Terus turunnya harga sapi lokal dipasaran dan minimnya permintaan sapi lokal di RPH-RPH akibat dari terus turunnya pemotongan sapi bisa mengakibatkan lesunya gairah peternak sapi lokal dalam melakukan usaha peternakannya. Apabila peternak rakyat sudah lesu maka efek berikutnya adalah Indonesia akan semakin tergantung dengan pasokan impor. Hal ini mengemuka dalam diskusi yang digelar pusat kajian pertanian pangan dan advokasi di Jakarta, berikut berita selengkapnya yang dimuat dalam harian kompas.

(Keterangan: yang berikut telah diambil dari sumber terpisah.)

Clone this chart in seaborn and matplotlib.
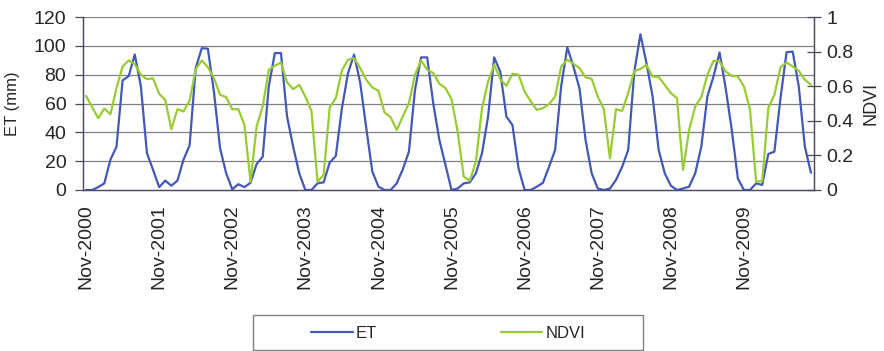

Peternakan Sapi Lokal Terancam Bangkrut, Pemerintah Perlu Memberikan Insentif kepada Peternak
Usaha peternakan sapi lokal kian lesu dan terancam bangkrut seiring turunnya harga jual daging hidup di tingkat peternak beberapa bulan terakhir. Kondisi ini disebabkan produk daging beku impor yang telah menyebar hingga ke pasar-pasar tradisional. Sejumlah pembibit, peternak, pengelola rumah pemotongan hewan (RPH), dan pedagang daging sapi dari Lampung, Jawa Barat, Jawa Tengah, dan Jawa Timur menyampaikan kecemasan atas kondisi tersebut dalam diskusi yang digelar Pusat Kajian Pertanian Pangan dan Advokasi (Pataka) di Jakarta, Jumat (28/4).
Hadir sebagai pemateri dalam diskusi tentang kesejahteraan peternak sapi lokal antara lain Ketua Komisi Pengawas Persaingan Usaha (KPPU) Syarkawi Rauf, wakil dari Komisi IV DPR Herman Khaeron, Direktur Kesehatan Hewan Kementerian Pertanian Fajar Sumping Tjaturasa, dan Dekan Fakultas Peternakan Universitas Gadjah Mada Ali Agus. Edy Wijayanto, jagal di RPH Tapos, Jawa Barat, menyebutkan, pasokan sapi dari peternak sebenarnya lancar setahun terakhir. Namun, permintaan dari pasar terus turun. ”Sebelumnya biasa memotong lima hingga delapan ekor sapi per hari, sejak enam bulan lalu berkurang menjadi empat ekor per hari. Sekarang malah tinggal satu atau dua ekor per hari,” ujarnya. Karnadi, perwakilan dari RPH di kawasan Jabodetabek menambahkan, permintaan daging sapi lokal dari pedagang terus turun sejak beredarnya daging beku impor. Jumlah sapi yang dipotong pun turun dari 80 hingga 90 ekor per hari menjadi 25 hingga 30 ekor per hari.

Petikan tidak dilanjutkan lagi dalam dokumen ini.